[What to do]: Take the records underneath and set them down exactly.

[Dataset entries]:
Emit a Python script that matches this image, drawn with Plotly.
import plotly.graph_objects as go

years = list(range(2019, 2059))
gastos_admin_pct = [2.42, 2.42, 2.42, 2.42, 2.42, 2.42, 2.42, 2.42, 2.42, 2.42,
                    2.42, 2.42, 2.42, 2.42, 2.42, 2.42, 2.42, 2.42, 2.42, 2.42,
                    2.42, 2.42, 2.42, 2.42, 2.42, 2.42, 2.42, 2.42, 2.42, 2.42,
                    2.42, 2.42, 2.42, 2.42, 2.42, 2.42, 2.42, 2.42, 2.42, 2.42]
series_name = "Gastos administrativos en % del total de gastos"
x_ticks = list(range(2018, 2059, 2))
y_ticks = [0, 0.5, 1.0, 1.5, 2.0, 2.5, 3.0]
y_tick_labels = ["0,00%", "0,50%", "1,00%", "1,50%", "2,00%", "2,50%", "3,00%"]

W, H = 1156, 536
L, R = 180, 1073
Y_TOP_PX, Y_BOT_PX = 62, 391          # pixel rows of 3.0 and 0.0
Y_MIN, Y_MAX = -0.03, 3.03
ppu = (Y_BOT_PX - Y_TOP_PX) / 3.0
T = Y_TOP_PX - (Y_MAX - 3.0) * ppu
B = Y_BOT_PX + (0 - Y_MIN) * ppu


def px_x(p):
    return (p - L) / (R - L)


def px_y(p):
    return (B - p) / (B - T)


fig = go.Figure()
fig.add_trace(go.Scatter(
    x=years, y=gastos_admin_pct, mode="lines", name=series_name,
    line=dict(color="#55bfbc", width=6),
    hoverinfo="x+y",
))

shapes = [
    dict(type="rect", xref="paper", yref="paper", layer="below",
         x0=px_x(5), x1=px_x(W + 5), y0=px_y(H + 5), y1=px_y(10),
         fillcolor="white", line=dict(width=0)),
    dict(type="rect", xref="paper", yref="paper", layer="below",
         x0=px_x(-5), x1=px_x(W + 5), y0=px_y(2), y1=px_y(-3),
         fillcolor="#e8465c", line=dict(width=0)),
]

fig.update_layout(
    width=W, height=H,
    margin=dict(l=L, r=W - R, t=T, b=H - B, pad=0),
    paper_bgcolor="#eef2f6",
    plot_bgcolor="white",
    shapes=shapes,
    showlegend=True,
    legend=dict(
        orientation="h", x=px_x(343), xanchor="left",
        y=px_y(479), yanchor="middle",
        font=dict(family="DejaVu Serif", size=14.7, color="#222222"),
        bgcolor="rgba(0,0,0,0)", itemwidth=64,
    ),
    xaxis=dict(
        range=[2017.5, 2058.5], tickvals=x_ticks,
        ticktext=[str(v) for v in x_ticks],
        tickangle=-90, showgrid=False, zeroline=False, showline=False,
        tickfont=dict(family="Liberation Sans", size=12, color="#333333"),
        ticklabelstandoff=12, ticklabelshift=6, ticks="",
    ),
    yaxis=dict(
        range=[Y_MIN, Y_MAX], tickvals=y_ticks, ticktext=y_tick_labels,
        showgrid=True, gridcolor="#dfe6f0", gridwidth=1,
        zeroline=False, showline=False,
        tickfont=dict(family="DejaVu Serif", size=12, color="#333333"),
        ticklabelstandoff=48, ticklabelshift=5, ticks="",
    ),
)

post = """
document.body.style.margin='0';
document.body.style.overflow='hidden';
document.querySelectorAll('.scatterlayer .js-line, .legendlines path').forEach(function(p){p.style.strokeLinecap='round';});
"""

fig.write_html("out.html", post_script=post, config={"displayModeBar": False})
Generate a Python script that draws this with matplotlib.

[In response]:
Emit a Python script that matches this image, drawn with Plotly.
import plotly.graph_objects as go

years = list(range(2019, 2059))
gastos_admin_pct = [2.42, 2.42, 2.42, 2.42, 2.42, 2.42, 2.42, 2.42, 2.42, 2.42,
                    2.42, 2.42, 2.42, 2.42, 2.42, 2.42, 2.42, 2.42, 2.42, 2.42,
                    2.42, 2.42, 2.42, 2.42, 2.42, 2.42, 2.42, 2.42, 2.42, 2.42,
                    2.42, 2.42, 2.42, 2.42, 2.42, 2.42, 2.42, 2.42, 2.42, 2.42]
series_name = "Gastos administrativos en % del total de gastos"
x_ticks = list(range(2018, 2059, 2))
y_ticks = [0, 0.5, 1.0, 1.5, 2.0, 2.5, 3.0]
y_tick_labels = ["0,00%", "0,50%", "1,00%", "1,50%", "2,00%", "2,50%", "3,00%"]

W, H = 1156, 536
L, R = 180, 1073
Y_TOP_PX, Y_BOT_PX = 62, 391          # pixel rows of 3.0 and 0.0
Y_MIN, Y_MAX = -0.03, 3.03
ppu = (Y_BOT_PX - Y_TOP_PX) / 3.0
T = Y_TOP_PX - (Y_MAX - 3.0) * ppu
B = Y_BOT_PX + (0 - Y_MIN) * ppu


def px_x(p):
    return (p - L) / (R - L)


def px_y(p):
    return (B - p) / (B - T)


fig = go.Figure()
fig.add_trace(go.Scatter(
    x=years, y=gastos_admin_pct, mode="lines", name=series_name,
    line=dict(color="#55bfbc", width=6),
    hoverinfo="x+y",
))

shapes = [
    dict(type="rect", xref="paper", yref="paper", layer="below",
         x0=px_x(5), x1=px_x(W + 5), y0=px_y(H + 5), y1=px_y(10),
         fillcolor="white", line=dict(width=0)),
    dict(type="rect", xref="paper", yref="paper", layer="below",
         x0=px_x(-5), x1=px_x(W + 5), y0=px_y(2), y1=px_y(-3),
         fillcolor="#e8465c", line=dict(width=0)),
]

fig.update_layout(
    width=W, height=H,
    margin=dict(l=L, r=W - R, t=T, b=H - B, pad=0),
    paper_bgcolor="#eef2f6",
    plot_bgcolor="white",
    shapes=shapes,
    showlegend=True,
    legend=dict(
        orientation="h", x=px_x(343), xanchor="left",
        y=px_y(479), yanchor="middle",
        font=dict(family="DejaVu Serif", size=14.7, color="#222222"),
        bgcolor="rgba(0,0,0,0)", itemwidth=64,
    ),
    xaxis=dict(
        range=[2017.5, 2058.5], tickvals=x_ticks,
        ticktext=[str(v) for v in x_ticks],
        tickangle=-90, showgrid=False, zeroline=False, showline=False,
        tickfont=dict(family="Liberation Sans", size=12, color="#333333"),
        ticklabelstandoff=12, ticklabelshift=6, ticks="",
    ),
    yaxis=dict(
        range=[Y_MIN, Y_MAX], tickvals=y_ticks, ticktext=y_tick_labels,
        showgrid=True, gridcolor="#dfe6f0", gridwidth=1,
        zeroline=False, showline=False,
        tickfont=dict(family="DejaVu Serif", size=12, color="#333333"),
        ticklabelstandoff=48, ticklabelshift=5, ticks="",
    ),
)

post = """
document.body.style.margin='0';
document.body.style.overflow='hidden';
document.querySelectorAll('.scatterlayer .js-line, .legendlines path').forEach(function(p){p.style.strokeLinecap='round';});
"""

fig.write_html("out.html", post_script=post, config={"displayModeBar": False})
Generate a Python script that draws this with matplotlib.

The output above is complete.